Leave out the pictures and set down exactly the lines from the start of the listing through the one with "var y = d3.scaleLinear().domain([0, 1]).range([B, T]);", both included.

INFORMATION GIVEN:

════

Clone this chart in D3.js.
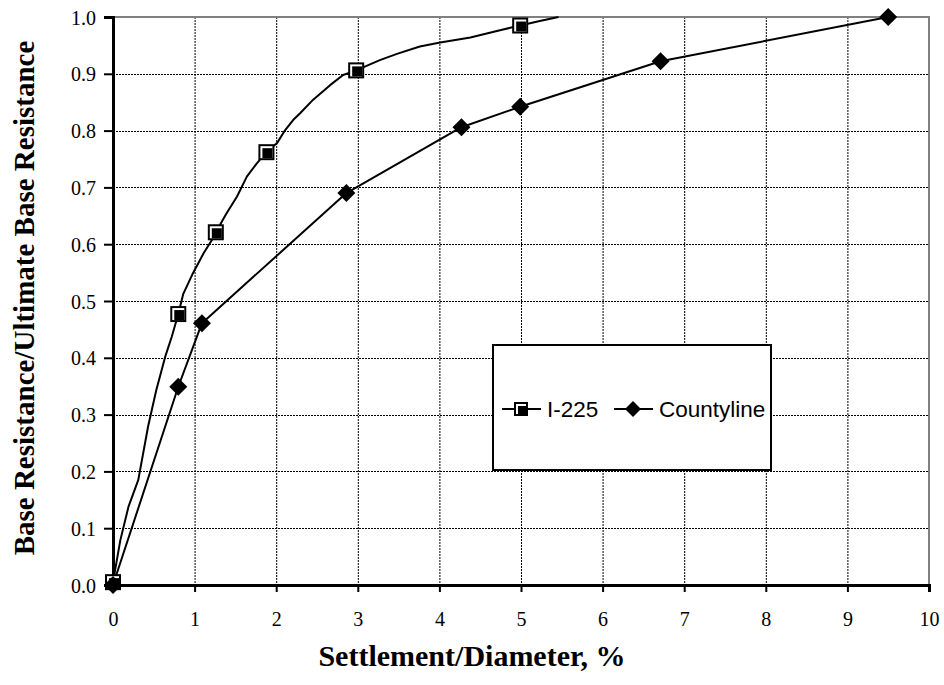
<!DOCTYPE html>
<html>
<head>
<meta charset="utf-8">
<script src="https://cdn.jsdelivr.net/npm/d3@7"></script>
<style>
  body { margin: 0; background: #fff; }
  svg { display: block; }
</style>
</head>
<body>
<svg width="944" height="685"></svg>
<script>
// I-225 measured curve (settlement/diameter %, normalized base resistance)
var i225X = [0, 0.09, 0.19, 0.31, 0.43, 0.53, 0.64, 0.72, 0.80, 0.86, 0.98, 1.11, 1.21, 1.26, 1.39, 1.52, 1.64, 1.76, 1.88, 2.01, 2.11, 2.21, 2.29, 2.45, 2.66, 2.82, 2.98, 3.27, 3.48, 3.76, 4.01, 4.38, 4.58, 4.78, 4.99, 5.23, 5.46];
var i225Y = [0.005, 0.079, 0.138, 0.185, 0.279, 0.343, 0.402, 0.437, 0.477, 0.512, 0.549, 0.584, 0.607, 0.621, 0.654, 0.684, 0.719, 0.742, 0.762, 0.778, 0.801, 0.819, 0.830, 0.854, 0.880, 0.898, 0.906, 0.924, 0.935, 0.948, 0.955, 0.964, 0.971, 0.978, 0.985, 0.993, 1.0];
var i225Marks = [0, 8, 13, 18, 26, 34];

var countyX = [0, 0.80, 1.09, 2.86, 4.27, 4.99, 6.71, 9.50];
var countyY = [0, 0.349, 0.461, 0.690, 0.806, 0.842, 0.922, 1.0];

var xTicks = [0, 1, 2, 3, 4, 5, 6, 7, 8, 9, 10];
var yTicks = [0, 0.1, 0.2, 0.3, 0.4, 0.5, 0.6, 0.7, 0.8, 0.9, 1.0];
var seriesNames = ["I-225", "Countyline"];

var svg = d3.select("svg");
var L = 113, R = 929, T = 17, B = 585;
var serif = "'Liberation Serif', 'Times New Roman', serif";

var x = d3.scaleLinear().domain([0, 10]).range([L, R]);
var y = d3.scaleLinear().domain([0, 1]).range([B, T]);

// grid
var grid = svg.append("g");
grid.selectAll(".gx").data(xTicks.slice(1, -1)).enter().append("line")
  .attr("x1", function(d) { return x(d) + 0.5; }).attr("x2", function(d) { return x(d) + 0.5; })
  .attr("y1", T).attr("y2", B)
  .attr("stroke", "#000").attr("stroke-width", 1).attr("stroke-dasharray", "2,1");
grid.selectAll(".gy").data(yTicks.slice(1, -1)).enter().append("line")
  .attr("y1", function(d) { return Math.round(y(d)) + 0.5; }).attr("y2", function(d) { return Math.round(y(d)) + 0.5; })
  .attr("x1", L).attr("x2", R)
  .attr("stroke", "#000").attr("stroke-width", 1).attr("stroke-dasharray", "2,1");

// plot border (top, right)
svg.append("path")
  .attr("d", "M" + L + "," + T + "H" + R + "V" + B)
  .attr("fill", "none").attr("stroke", "#808080").attr("stroke-width", 2);

// axes
var yAxis = svg.append("g").attr("transform", "translate(" + L + ",0)")
  .call(d3.axisLeft(y).tickValues(yTicks).tickFormat(d3.format(".1f")).tickSize(9).tickPadding(8));
var xAxis = svg.append("g").attr("transform", "translate(0," + B + ")")
  .call(d3.axisBottom(x).tickValues(xTicks).tickFormat(d3.format("d")).tickSize(7).tickPadding(20));
[yAxis, xAxis].forEach(function(a) {
  a.select(".domain").attr("stroke", "#000").attr("stroke-width", 3);
  a.selectAll(".tick line").attr("stroke", "#000").attr("stroke-width", 2);
  a.selectAll(".tick text").attr("fill", "#000")
    .style("font-family", serif).style("font-size", "20px");
});
yAxis.selectAll(".tick text").attr("dy", "0.35em");

// lines
var line = d3.line().x(function(d) { return x(d[0]); }).y(function(d) { return y(d[1]); });
var i225 = i225X.map(function(v, i) { return [v, i225Y[i]]; });
var county = countyX.map(function(v, i) { return [v, countyY[i]]; });

svg.append("path").datum(i225).attr("d", line)
  .attr("fill", "none").attr("stroke", "#000").attr("stroke-width", 2).attr("stroke-linejoin", "round");
svg.append("path").datum(county).attr("d", line)
  .attr("fill", "none").attr("stroke", "#000").attr("stroke-width", 2).attr("stroke-linejoin", "round");

function squareMark(g, s) {
  g.append("rect").attr("x", -s / 2).attr("y", -s / 2).attr("width", s).attr("height", s).attr("fill", "#000");
  g.append("rect").attr("x", -s / 2 + 2).attr("y", -s / 2 + 2).attr("width", s - 4).attr("height", s - 4).attr("fill", "#fff");
  g.append("rect").attr("x", -s / 2 + 4).attr("y", -s / 2 + 4).attr("width", s - 6).attr("height", s - 6).attr("fill", "#000");
}
function diamondMark(g, r) {
  g.append("path").attr("d", "M0," + (-r) + "L" + r + ",0L0," + r + "L" + (-r) + ",0Z").attr("fill", "#000");
}

i225Marks.forEach(function(i) {
  var g = svg.append("g").attr("transform", "translate(" + x(i225[i][0]) + "," + y(i225[i][1]) + ")");
  squareMark(g, 16);
});
county.forEach(function(d) {
  var g = svg.append("g").attr("transform", "translate(" + x(d[0]) + "," + y(d[1]) + ")");
  diamondMark(g, 9);
});

// legend
var lg = svg.append("g");
lg.append("rect").attr("x", 493).attr("y", 345).attr("width", 278).attr("height", 125)
  .attr("fill", "#fff").attr("stroke", "#000").attr("stroke-width", 2);
var ly = 409;
lg.append("line").attr("x1", 502).attr("x2", 541).attr("y1", ly).attr("y2", ly).attr("stroke", "#000").attr("stroke-width", 2);
squareMark(lg.append("g").attr("transform", "translate(521," + ly + ")"), 14);
lg.append("line").attr("x1", 614).attr("x2", 653).attr("y1", ly).attr("y2", ly).attr("stroke", "#000").attr("stroke-width", 2);
diamondMark(lg.append("g").attr("transform", "translate(633," + ly + ")"), 8);
lg.selectAll(".lt").data(seriesNames).enter().append("text")
  .attr("x", function(d, i) { return i === 0 ? 547 : 659; })
  .attr("y", ly + 8)
  .style("font-family", "'Liberation Sans', Arial, sans-serif").style("font-size", "22.5px")
  .text(function(d) { return d; });

// axis titles
svg.append("text").attr("x", 472).attr("y", 666).attr("text-anchor", "middle")
  .style("font-family", serif).style("font-size", "30px").style("font-weight", "bold")
  .text("Settlement/Diameter, %");
svg.append("text").attr("transform", "translate(34,298) rotate(-90)").attr("text-anchor", "middle")
  .style("font-family", serif).style("font-size", "29px").style("font-weight", "bold")
  .text("Base Resistance/Ultimate Base Resistance");
</script>
</body>
</html>
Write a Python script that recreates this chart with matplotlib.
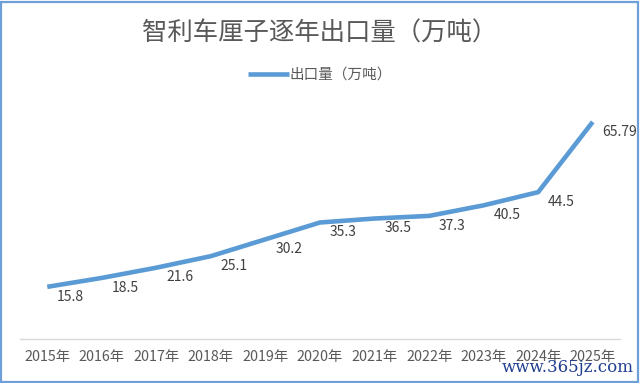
import matplotlib.pyplot as plt
from matplotlib.patches import Rectangle

plt.rcParams['font.family'] = ['Noto Sans CJK SC', 'DejaVu Sans']

years = ['2015年', '2016年', '2017年', '2018年', '2019年', '2020年',
         '2021年', '2022年', '2023年', '2024年', '2025年']
export = [15.8, 18.5, 21.6, 25.1, 30.2, 35.3, 36.5, 37.3, 40.5, 44.5, 65.79]
labels = ['15.8', '18.5', '21.6', '25.1', '30.2', '35.3',
          '36.5', '37.3', '40.5', '44.5', '65.79']

fig = plt.figure(figsize=(6.4, 3.83), dpi=100)
ax = fig.add_axes([0.03125, 0.115, 0.9375, 0.603])

x = list(range(len(years)))
line, = ax.plot(x, export, color='#5b9bd5', lw=3.3, solid_capstyle='butt',
                label='出口量（万吨）')

# data labels, right of each point
for xi, yi, s in zip(x, export, labels):
    ax.annotate(s, (xi, yi), xytext=(7, -7), textcoords='offset points',
                ha='left', va='center', fontsize=10, color='#404040')

ax.set_xlim(-0.5, len(years) - 0.5)
ax.set_ylim(0, 70)
ax.set_xticks(x)
ax.set_xticklabels(years, fontsize=10.3, color='#595959')
ax.tick_params(axis='x', length=0, pad=8)
ax.set_yticks([])
for side in ['top', 'right', 'left']:
    ax.spines[side].set_visible(False)
ax.spines['bottom'].set_color('#d9d9d9')
ax.spines['bottom'].set_linewidth(1.0)

fig.text(0.5, 0.912, '智利车厘子逐年出口量（万吨）', ha='center', va='center',
         fontsize=18.3, color='#595959')

fig.legend(handles=[line], loc='center', bbox_to_anchor=(0.5, 0.805),
           frameon=False, fontsize=10.5, handlelength=2.8, handletextpad=0.1,
           labelcolor='#595959')

# outer border
fig.patches.append(Rectangle((0.002, 0.003), 0.995, 0.993, transform=fig.transFigure,
                             fill=False, ec='#6f9fd8', lw=1.6))

fig.text(0.99, 0.04, 'www.365jz.com', ha='right', va='center',
         fontsize=12, color='#1f3f8f', family='DejaVu Serif')

plt.savefig('out.png', dpi=100)
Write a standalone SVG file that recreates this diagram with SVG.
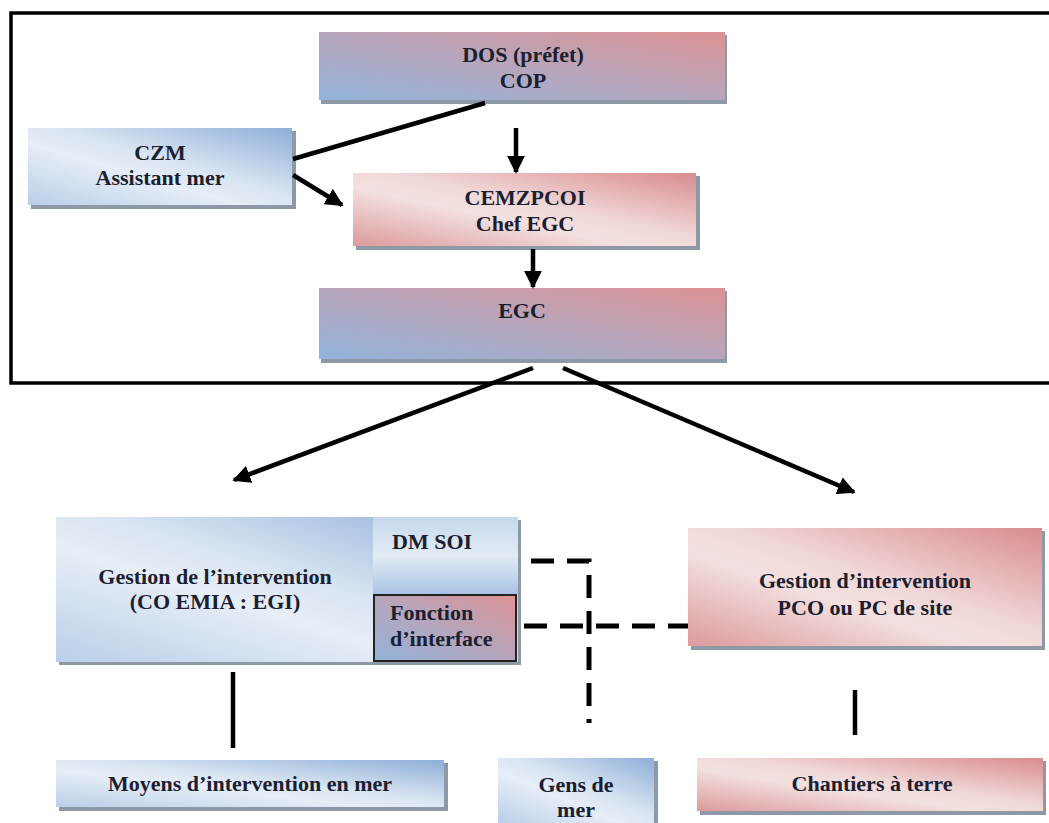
<svg xmlns="http://www.w3.org/2000/svg" width="1049" height="823" viewBox="0 0 1049 823">
<defs>
<linearGradient id="mix" x1="0" y1="1" x2="1" y2="0">
<stop offset="0" stop-color="#93b3da"/>
<stop offset="0.45" stop-color="#b3a7bf"/>
<stop offset="1" stop-color="#dd9394"/>
</linearGradient>
<linearGradient id="blue" x1="1" y1="0" x2="0" y2="1">
<stop offset="0" stop-color="#8eaed8"/>
<stop offset="0.45" stop-color="#d9e5f2"/>
<stop offset="0.6" stop-color="#e6eef7"/>
<stop offset="1" stop-color="#b9cee8"/>
</linearGradient>
<linearGradient id="red" x1="1" y1="0" x2="0" y2="1">
<stop offset="0" stop-color="#d98c8e"/>
<stop offset="0.45" stop-color="#f1d8d8"/>
<stop offset="0.6" stop-color="#f3e0e0"/>
<stop offset="1" stop-color="#dc9a9b"/>
</linearGradient>
<linearGradient id="dm" x1="0" y1="0" x2="0" y2="1">
<stop offset="0" stop-color="#c6d7ec"/>
<stop offset="0.5" stop-color="#e2ebf5"/>
<stop offset="1" stop-color="#a9c3e3"/>
</linearGradient>
<marker id="ah" viewBox="0 0 10 10" refX="9" refY="5" markerWidth="4" markerHeight="4" orient="auto" markerUnits="strokeWidth">
<path d="M0,0 L10,5 L0,10 z" fill="#000"/>
</marker>
<style>
.sh{fill:#8d99a7}
.t{font-family:"Liberation Serif","Times New Roman",serif;font-weight:bold;font-size:22px;fill:#1b2030;text-anchor:middle}
.tl{text-anchor:start}
.c{stroke:#000;stroke-width:4.5;fill:none}
.d{stroke:#000;stroke-width:5;fill:none;stroke-dasharray:23 13}
</style>
</defs>
<rect width="1049" height="823" fill="#fff"/>
<path d="M1052,13 H11 V383 H1052" fill="none" stroke="#000" stroke-width="3.5"/>

<g id="dos">
<rect class="sh" x="321" y="35" width="406" height="69"/>
<rect x="319" y="32" width="406" height="68" fill="url(#mix)"/>
<text class="t" x="523" y="62">DOS (préfet)</text>
<text class="t" x="523" y="88">COP</text>
</g>

<g id="czm">
<rect class="sh" x="31" y="131" width="265" height="78"/>
<rect x="28" y="128" width="264" height="77" fill="url(#blue)"/>
<text class="t" x="160" y="160">CZM</text>
<text class="t" x="160" y="185">Assistant mer</text>
</g>

<g id="cemzpcoi">
<rect class="sh" x="356" y="176" width="344" height="74"/>
<rect x="353" y="173" width="343" height="73" fill="url(#red)"/>
<text class="t" x="525" y="205">CEMZPCOI</text>
<text class="t" x="525" y="231">Chef EGC</text>
</g>

<g id="egc">
<rect class="sh" x="321" y="291" width="406" height="72"/>
<rect x="319" y="288" width="406" height="71" fill="url(#mix)"/>
<text class="t" x="522" y="318">EGC</text>
</g>

<g id="gestion-mer">
<rect class="sh" x="59" y="520" width="462" height="145"/>
<rect x="56" y="517" width="462" height="145" fill="url(#blue)"/>
<rect x="373" y="517" width="145" height="77" fill="url(#dm)"/>
<text class="t" x="215" y="584">Gestion de l’intervention</text>
<text class="t" x="215" y="609">(CO EMIA : EGI)</text>
<text class="t tl" x="392" y="549">DM SOI</text>
</g>

<g id="fonction">
<rect x="374" y="595" width="142" height="66" fill="url(#mix)" stroke="#222" stroke-width="2"/>
<text class="t tl" x="390" y="620">Fonction</text>
<text class="t tl" x="390" y="646">d’interface</text>
</g>

<g id="gestion-terre">
<rect class="sh" x="691" y="531" width="354" height="119"/>
<rect x="688" y="528" width="354" height="118" fill="url(#red)"/>
<text class="t" x="865" y="588">Gestion d’intervention</text>
<text class="t" x="865" y="615">PCO ou PC de site</text>
</g>

<g id="moyens">
<rect class="sh" x="59" y="763" width="389" height="48"/>
<rect x="56" y="760" width="388" height="47" fill="url(#blue)"/>
<text class="t" x="250" y="791">Moyens d’intervention en mer</text>
</g>

<g id="gens">
<rect class="sh" x="501" y="761" width="157" height="66"/>
<rect x="498" y="758" width="156" height="66" fill="url(#blue)"/>
<text class="t" x="576" y="792">Gens de</text>
<text class="t" x="576" y="817">mer</text>
</g>

<g id="chantiers">
<rect class="sh" x="700" y="761" width="346" height="54"/>
<rect x="697" y="758" width="346" height="53" fill="url(#red)"/>
<text class="t" x="872" y="791">Chantiers à terre</text>
</g>

<g id="connectors">
<line class="c" x1="516" y1="128" x2="516" y2="172" marker-end="url(#ah)"/>
<line class="c" x1="293" y1="159" x2="485" y2="103"/>
<line class="c" x1="293" y1="175" x2="342" y2="205" marker-end="url(#ah)"/>
<line class="c" x1="533" y1="249" x2="533" y2="287" marker-end="url(#ah)"/>
<line class="c" x1="533" y1="368" x2="234" y2="480" marker-end="url(#ah)"/>
<line class="c" x1="563" y1="368" x2="854" y2="492" marker-end="url(#ah)"/>
<path class="d" d="M531,561 H589 V723"/>
<line class="d" x1="524" y1="626" x2="688" y2="626"/>
<line class="c" x1="233" y1="672" x2="233" y2="748" stroke-width="5"/>
<line class="c" x1="855" y1="690" x2="855" y2="735" stroke-width="5"/>
</g>
</svg>
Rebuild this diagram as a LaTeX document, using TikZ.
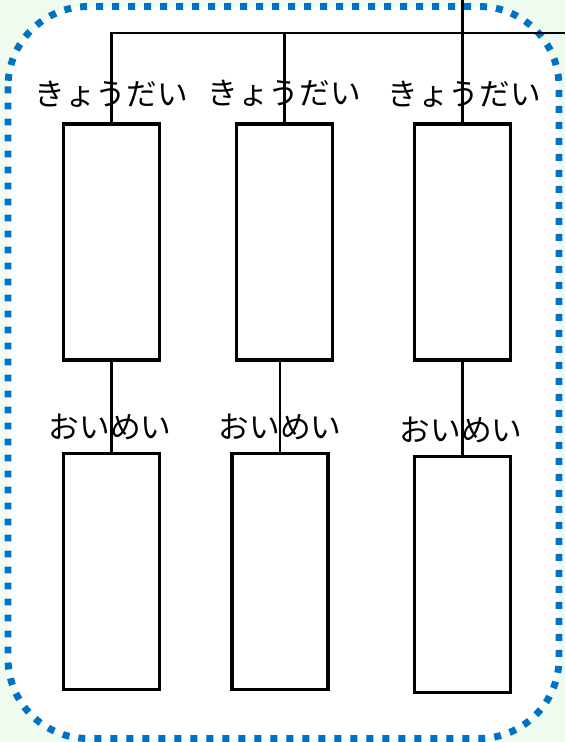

════

RESPONSE BELOW:
Clone this chart in D3.js.
<!DOCTYPE html>
<html>
<head>
<meta charset="utf-8">
<script src="https://cdn.jsdelivr.net/npm/d3@7"></script>
<style>
  body { margin: 0; background: #fff; }
  svg { display: block; }
</style>
</head>
<body>
<svg width="944" height="685"></svg>
<script>
// I-225 measured curve (settlement/diameter %, normalized base resistance)
var i225X = [0, 0.09, 0.19, 0.31, 0.43, 0.53, 0.64, 0.72, 0.80, 0.86, 0.98, 1.11, 1.21, 1.26, 1.39, 1.52, 1.64, 1.76, 1.88, 2.01, 2.11, 2.21, 2.29, 2.45, 2.66, 2.82, 2.98, 3.27, 3.48, 3.76, 4.01, 4.38, 4.58, 4.78, 4.99, 5.23, 5.46];
var i225Y = [0.005, 0.079, 0.138, 0.185, 0.279, 0.343, 0.402, 0.437, 0.477, 0.512, 0.549, 0.584, 0.607, 0.621, 0.654, 0.684, 0.719, 0.742, 0.762, 0.778, 0.801, 0.819, 0.830, 0.854, 0.880, 0.898, 0.906, 0.924, 0.935, 0.948, 0.955, 0.964, 0.971, 0.978, 0.985, 0.993, 1.0];
var i225Marks = [0, 8, 13, 18, 26, 34];

var countyX = [0, 0.80, 1.09, 2.86, 4.27, 4.99, 6.71, 9.50];
var countyY = [0, 0.349, 0.461, 0.690, 0.806, 0.842, 0.922, 1.0];

var xTicks = [0, 1, 2, 3, 4, 5, 6, 7, 8, 9, 10];
var yTicks = [0, 0.1, 0.2, 0.3, 0.4, 0.5, 0.6, 0.7, 0.8, 0.9, 1.0];
var seriesNames = ["I-225", "Countyline"];

var svg = d3.select("svg");
var L = 113, R = 929, T = 17, B = 585;
var serif = "'Liberation Serif', 'Times New Roman', serif";

var x = d3.scaleLinear().domain([0, 10]).range([L, R]);
var y = d3.scaleLinear().domain([0, 1]).range([B, T]);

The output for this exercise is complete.